That was very much a sort of homage to On Her Majesty’s Secret Service, which is my favorite of the Bonds. So but I think with this, yeah, I just went into that mythology fully because what I was trying to do was create a stylized science fiction experience on top of that.

And so you’re trying to use the same way Memento tried to use the familiarity of the tropes of the film noir, Tenet is an attempt to use the audience’s familiarity with the spy movie genre, the Bond movie, to be able to take it someplace a little crazier, someplace a little different and have us experience it in a different way.

Villeneuve: There’s something about there’s a lot of spectacular scenes in, in Tenet, but one of them that really absolutely blew my mind was this close combat.

Between the protagonist and himself and it’s probably I don’t say that to please you But it’s probably one of the most exciting combat sequence on an infamous story. Seriously. It’s mind blowing what You were able to achieve on camera and I would love if you could explain to us a little bit, how did you achieve? Having both actors fighting in different time direction?

Nolan: It was not so much my achievement as my challenge to an incredible crew, George Cottle, stunt coordinator, Jackson Spital, fight coordinator, and then John David Washington, who was in the NFL, was an incredible athlete and had such dedication to learning this very long fight from both sides. So he had two versions of the fight to learn; protagonist, antagonist. And then he had to learn it backwards for both parts as well.

And we shot it day one, we started with it. And, I just wanted, because I felt like sometimes it’s good to start with the hardest stuff. Because we knew there were so many mind bending things to work out later in the film, I felt if every department, if stunts and wardrobe and production design, camera, if everybody could come together and figure out how to do that.

We’d be in better shape for when we got to the middle of Tallinn and shut the whole city down and did a massive car chase.
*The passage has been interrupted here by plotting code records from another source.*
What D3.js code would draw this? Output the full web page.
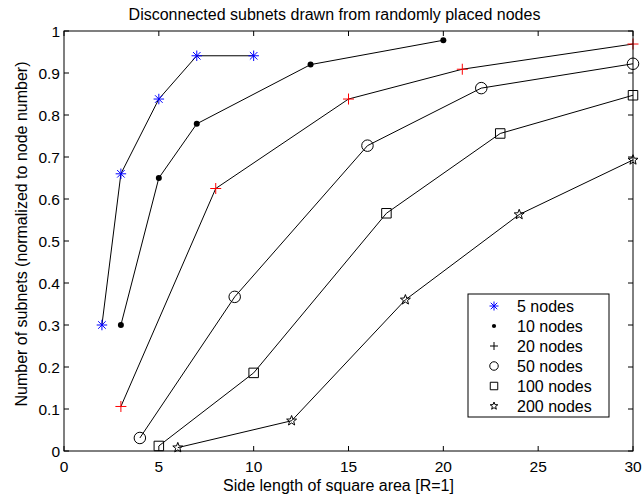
<!DOCTYPE html>
<html>
<head>
<meta charset="utf-8">
<script src="https://cdn.jsdelivr.net/npm/d3@7"></script>
<style>
  html, body { margin: 0; padding: 0; background: #fff; }
  svg { display: block; font-family: "Liberation Sans", Arial, sans-serif; }
</style>
</head>
<body>
<svg id="chart" width="642" height="499"></svg>
<script>
// ---- data ----
const seriesNames = ["5 nodes", "10 nodes", "20 nodes", "50 nodes", "100 nodes", "200 nodes"];
const x5   = [2, 3, 5, 7, 10];
const y5   = [0.30, 0.66, 0.838, 0.941, 0.941];
const x10  = [3, 5, 7, 13, 20];
const y10  = [0.30, 0.65, 0.779, 0.92, 0.978];
const x20  = [3, 8, 15, 21, 30];
const y20  = [0.106, 0.625, 0.838, 0.909, 0.969];
const x50  = [4, 9, 16, 22, 30];
const y50  = [0.031, 0.367, 0.727, 0.864, 0.922];
const x100 = [5, 10, 17, 23, 30];
const y100 = [0.012, 0.186, 0.566, 0.756, 0.847];
const x200 = [6, 12, 18, 24, 30];
const y200 = [0.008, 0.072, 0.36, 0.563, 0.693];
const xTicks = [0, 5, 10, 15, 20, 25, 30];
const yTicks = [0, 0.1, 0.2, 0.3, 0.4, 0.5, 0.6, 0.7, 0.8, 0.9, 1];

const titleText = "Disconnected subnets drawn from randomly placed nodes";
const xLabel = "Side length of square area [R=1]";
const yLabel = "Number of subnets (normalized to node number)";

const seriesX = [x5, x10, x20, x50, x100, x200];
const seriesY = [y5, y10, y20, y50, y100, y200];
const markerTypes = ["asterisk", "dot", "plus", "circle", "square", "star"];
const markerColors = ["#0000ff", "#000", "#ff0000", "#000", "#000", "#000"];
const legendColors = ["#0000ff", "#000", "#000", "#000", "#000", "#000"];

// ---- layout ----
const L = 64, R = 633, T = 31, B = 451;
const svg = d3.select("#chart");
const x = d3.scaleLinear().domain([0, 30]).range([L, R]);
const y = d3.scaleLinear().domain([0, 1]).range([B, T]);

svg.append("rect").attr("x", 0).attr("y", 0).attr("width", 642).attr("height", 499).attr("fill", "#fff");

// marker path generator
function markerPath(type, s) {
  const h = s / 2;
  switch (type) {
    case "asterisk": {
      const d = h * 0.72;
      return `M${-h},0L${h},0M0,${-h}L0,${h}M${-d},${-d}L${d},${d}M${-d},${d}L${d},${-d}`;
    }
    case "plus":
      return `M${-h},0L${h},0M0,${-h}L0,${h}`;
    case "square":
      return `M${-h},${-h}L${h},${-h}L${h},${h}L${-h},${h}Z`;
    case "star": {
      const pts = [];
      for (let i = 0; i < 10; i++) {
        const r = i % 2 === 0 ? h : h * 0.42;
        const a = -Math.PI / 2 + i * Math.PI / 5;
        pts.push([r * Math.cos(a), r * Math.sin(a)]);
      }
      return "M" + pts.map(p => p[0].toFixed(2) + "," + p[1].toFixed(2)).join("L") + "Z";
    }
  }
  return "";
}

function drawMarker(g, type, color, cx, cy, size) {
  if (type === "dot") {
    g.append("circle").attr("cx", cx).attr("cy", cy).attr("r", size * 0.3).attr("fill", color);
  } else if (type === "circle") {
    g.append("circle").attr("cx", cx).attr("cy", cy).attr("r", size / 2)
      .attr("fill", "none").attr("stroke", color).attr("stroke-width", 1);
  } else {
    g.append("path").attr("d", markerPath(type, size))
      .attr("transform", `translate(${cx},${cy})`)
      .attr("fill", "none").attr("stroke", color).attr("stroke-width", 1);
  }
}

// ---- series ----
const line = d3.line().x(d => x(d[0])).y(d => y(d[1]));
const plotG = svg.append("g");
const mainSizes = [10.5, 10, 11, 11.5, 9.5, 10.5];
seriesX.forEach((xs, i) => {
  const pts = xs.map((v, j) => [v, seriesY[i][j]]);
  plotG.append("path").datum(pts).attr("d", line)
    .attr("fill", "none").attr("stroke", "#000").attr("stroke-width", 1);
});
seriesX.forEach((xs, i) => {
  xs.forEach((v, j) => {
    drawMarker(plotG, markerTypes[i], markerColors[i], x(v), y(seriesY[i][j]), mainSizes[i]);
  });
});

// ---- axes box with inward ticks ----
const axG = svg.append("g").attr("fill", "none").attr("stroke", "#000").attr("stroke-width", 1);
axG.append("rect").attr("x", L).attr("y", T).attr("width", R - L).attr("height", B - T);
const tl = 5;
xTicks.forEach(t => {
  axG.append("line").attr("x1", x(t)).attr("x2", x(t)).attr("y1", B).attr("y2", B - tl);
  axG.append("line").attr("x1", x(t)).attr("x2", x(t)).attr("y1", T).attr("y2", T + tl);
});
yTicks.forEach(t => {
  axG.append("line").attr("x1", L).attr("x2", L + tl).attr("y1", y(t)).attr("y2", y(t));
  axG.append("line").attr("x1", R).attr("x2", R - tl).attr("y1", y(t)).attr("y2", y(t));
});

// tick labels
const fs = 15.5;
svg.append("g").selectAll("text").data(xTicks).join("text")
  .attr("x", d => x(d)).attr("y", B + 21)
  .attr("text-anchor", "middle").attr("font-size", fs).attr("fill", "#000")
  .text(d => d3.format("")(d));
svg.append("g").selectAll("text").data(yTicks).join("text")
  .attr("x", L - 4).attr("y", d => y(d) + 5.5)
  .attr("text-anchor", "end").attr("font-size", fs).attr("fill", "#000")
  .text(d => d3.format("")(d));

// title and axis labels
svg.append("text").attr("x", 334.5).attr("y", 19.5).attr("text-anchor", "middle")
  .attr("font-size", 16).attr("fill", "#000").text(titleText);
svg.append("text").attr("x", 338.5).attr("y", 491).attr("text-anchor", "middle")
  .attr("font-size", 16).attr("fill", "#000").text(xLabel);
svg.append("text").attr("transform", `translate(27,${(T + B) / 2 - 7}) rotate(-90)`)
  .attr("text-anchor", "middle").attr("font-size", 16).attr("fill", "#000").text(yLabel);

// ---- legend ----
const lg = svg.append("g");
lg.append("rect").attr("x", 468).attr("y", 294).attr("width", 141).attr("height", 123)
  .attr("fill", "#fff").attr("stroke", "#000").attr("stroke-width", 1);
const legendSizes = [9, 7, 8, 8.5, 7.5, 8];
seriesNames.forEach((name, i) => {
  const cy = 306 + i * 20;
  drawMarker(lg, markerTypes[i], legendColors[i], 494, cy, legendSizes[i]);
  lg.append("text").attr("x", 517).attr("y", cy + 5.7).attr("font-size", 16)
    .attr("fill", "#000").text(name);
});
</script>
</body>
</html>
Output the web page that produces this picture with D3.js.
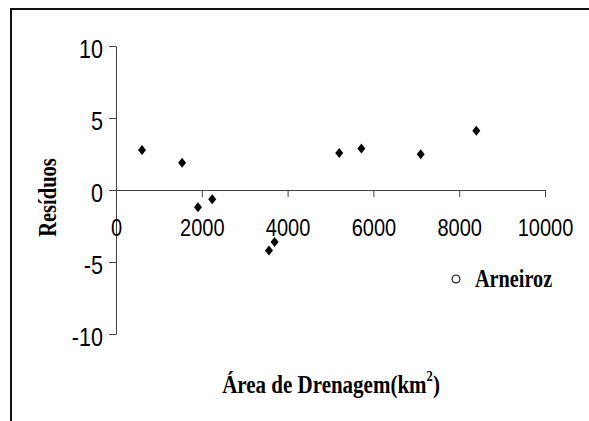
<!DOCTYPE html>
<html><head><meta charset="utf-8">
<script src="https://cdn.jsdelivr.net/npm/d3@7"></script>
<style>body{margin:0;background:#fff}</style>
</head><body>
<svg id="c" width="589" height="421"></svg>
<script>
const areas = [606, 1541, 1911, 2243, 3566, 3697, 5203, 5720, 7103, 8399];
const residuals = [2.78, 1.90, -1.20, -0.65, -4.21, -3.61, 2.57, 2.89, 2.48, 4.12];
const xTicks = [0, 2000, 4000, 6000, 8000, 10000];
const yTicks = [-10, -5, 0, 5, 10];
const seriesName = "Arneiroz";
const xTitle = "Área de Drenagem(km";
const yTitle = "Resíduos";

const SERIF = '"Liberation Serif"';
const SANS = '"Liberation Sans"';

const svg = d3.select("#c");
svg.append("rect").attr("width",589).attr("height",421).attr("fill","#fff");
svg.append("path").attr("d","M11,421 L11,9 L589,9").attr("fill","none").attr("stroke","#111").attr("stroke-width",2);

const x = d3.scaleLinear().domain([0,10000]).range([116,545]);
const y = d3.scaleLinear().domain([-10,10]).range([334,46]);

function condense(sel, f){
  sel.each(function(){
    const L = this.getComputedTextLength();
    d3.select(this).attr("textLength", L*f).attr("lengthAdjust","spacingAndGlyphs");
  });
}
const fmt = d => String(d);

const yAxis = svg.append("g").attr("transform",`translate(${x(0)},0)`)
  .call(d3.axisLeft(y).tickValues(yTicks).tickSize(7).tickSizeOuter(0).tickPadding(6).tickFormat(fmt));
yAxis.selectAll("path,line").attr("stroke","#444");
yAxis.selectAll("text").style("font-family",SANS).style("font-size","26px")
  .attr("fill","#000").attr("dy","11px").call(condense,0.83);

const xAxis = svg.append("g").attr("transform",`translate(0,${y(0)})`)
  .call(d3.axisBottom(x).tickValues(xTicks).tickSize(7).tickSizeOuter(0).tickFormat(fmt));
xAxis.selectAll("path,line").attr("stroke","#444");
xAxis.selectAll("text").style("font-family",SANS).style("font-size","23px")
  .attr("fill","#000").attr("y",45.7).attr("dy",0).call(condense,0.87);

svg.append("g").selectAll("path").data(areas).join("path")
  .attr("d","M0,-5L4,0L0,5L-4,0Z")
  .attr("transform",(d,i)=>`translate(${x(d)},${y(residuals[i])})`)
  .attr("fill","#000");

svg.append("circle").attr("cx",456).attr("cy",279).attr("r",4).attr("fill","#fff").attr("stroke","#000").attr("stroke-width",1);
svg.append("text").attr("transform","translate(475,287) scale(0.81,1)")
  .style("font-family",SERIF).style("font-weight","bold").style("font-size","25px").text(seriesName);

const xt = svg.append("text").attr("transform","translate(331,393) scale(0.84,1)")
  .attr("text-anchor","middle")
  .style("font-family",SERIF).style("font-weight","bold").style("font-size","25px");
xt.append("tspan").text(xTitle);
xt.append("tspan").style("font-size","15px").attr("dy",-12).text("2");
xt.append("tspan").attr("dy",12).text(")");

svg.append("text").attr("transform","translate(47,197.5) rotate(-90) scale(0.82,1)")
  .attr("text-anchor","middle").attr("dy",8.5)
  .style("font-family",SERIF).style("font-weight","bold").style("font-size","25px")
  .text(yTitle);
</script>
</body></html>
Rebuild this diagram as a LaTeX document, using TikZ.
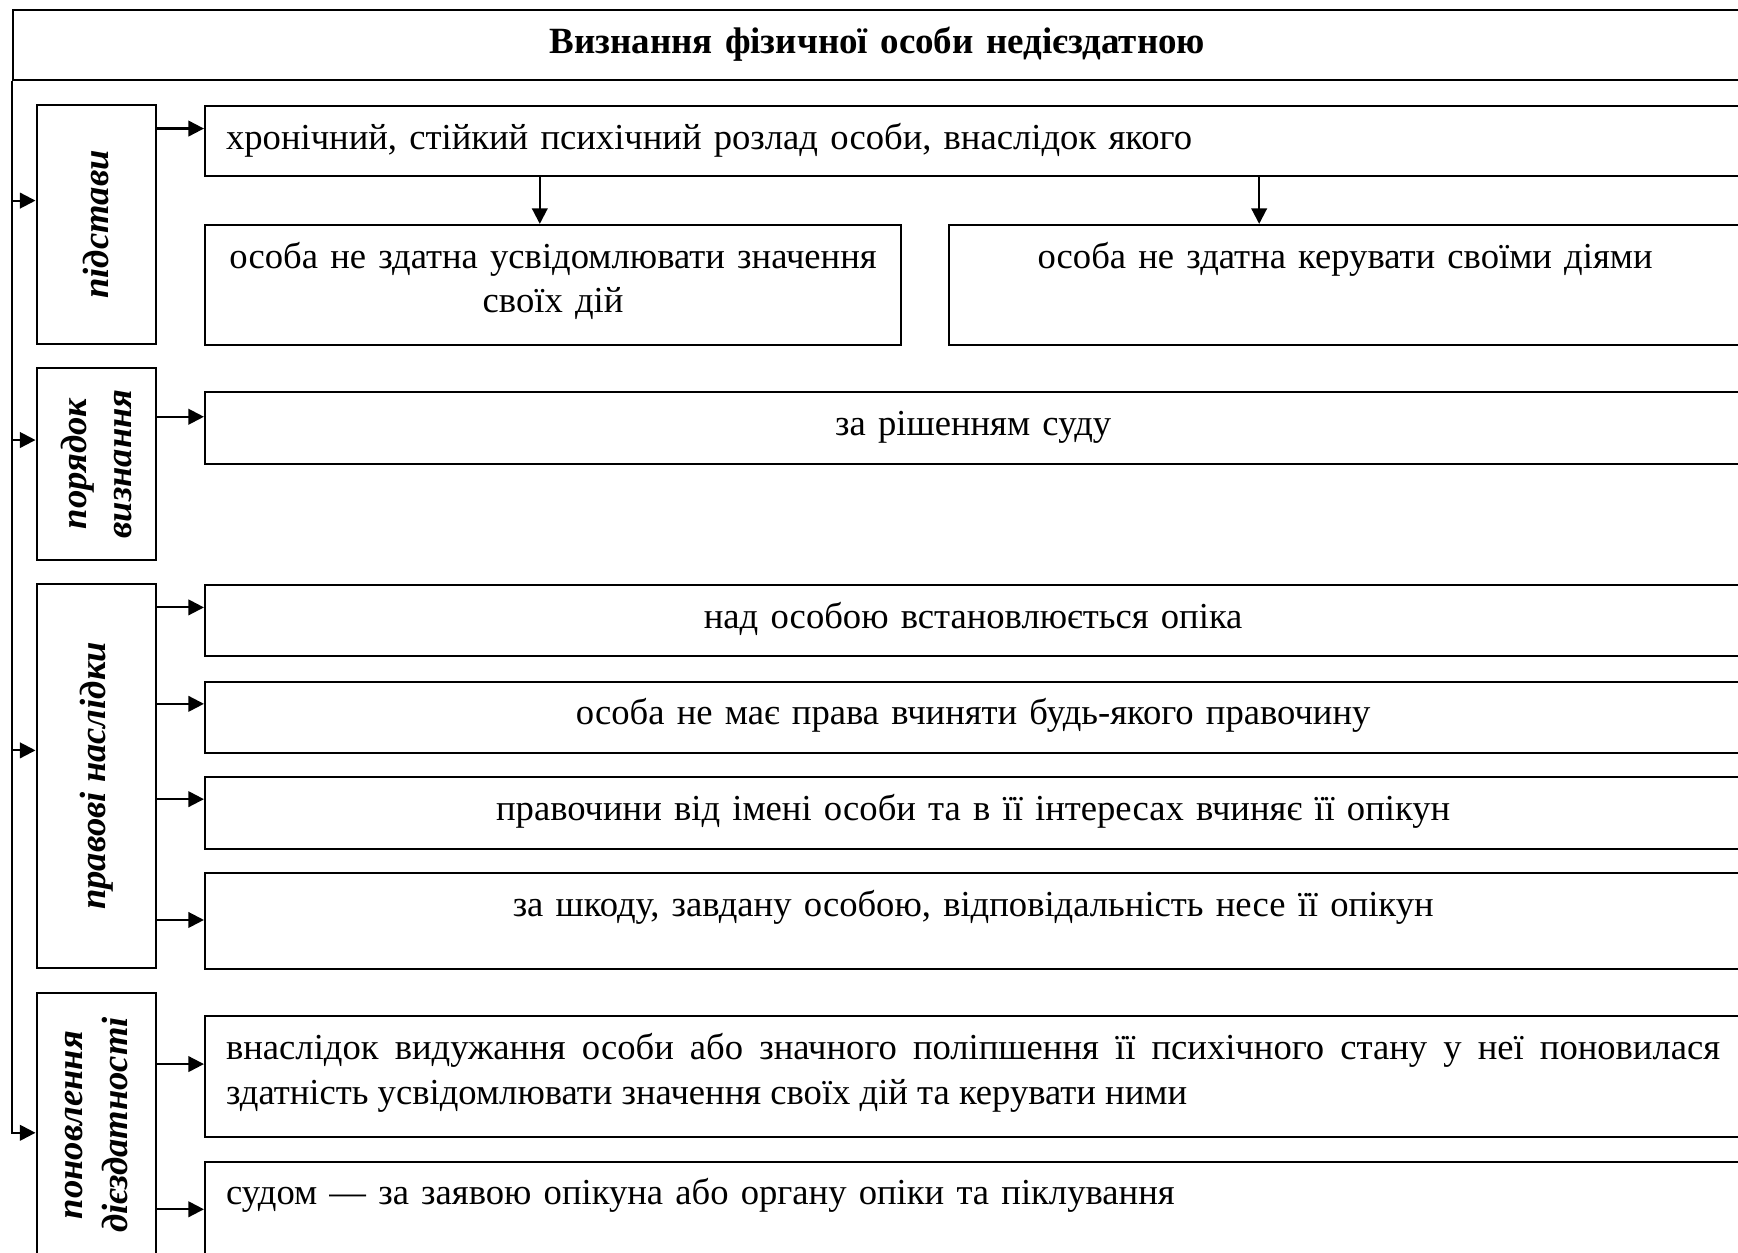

We really had to know what we were doing by then. And so it was this approach to shooting everything in camera. There are no, visual effects in those fights.

And it’s all incredible performance and knowing the fight four different ways, and being able to switch with it. And then Hoyter shooting on IMAX handheld, according to a rule set that I put in place that basically said we weren’t ever going to reverse the footage. So we weren’t ever going to use something from that we’d shot for the first fight sequence when we see it for the second, each piece of film is unique.

And so everything has changed slightly in order to give you a different perspective on things. And the most obvious example for people who’ve seen the film more than once may have noticed is the tint, on the mask that John David’s wearing, it’s completely dark. The first time, you’re seeing that antagonist.

The second time you see it, it’s a lighter tint so that you can see his eyes through it. Because we’re seeing it from his perspective. So the camera’s closer to him, we’re seeing his expressions and doing that. Similarly with the sound we’re using, you know, his sound as foreground. So first, as the suited protagonist without the mask, and then the second time we see it, we’re favoring the sound of the guy behind the mask, whose eyes we can now see a bit.

But the camera angles are different, and the axis is different.

Villeneuve: But it meant that one actor was doing the choreography backwards, and the other one was doing, and it’s just I’m trying to explain it to myself Chris. I failed. All night, I thought about it last night. I was not getting it.

Nolan: There’s one had to do it. So John David had to do it forwards. He then had to get changed, different costume, and do it backwards. And needed to know… Sorry, I misspoke. There was no wardrobe change. He’d do it backwards in the same wardrobe. Although he had a different tie, so it was stiffer, so it wouldn’t move the same way, that kind of thing.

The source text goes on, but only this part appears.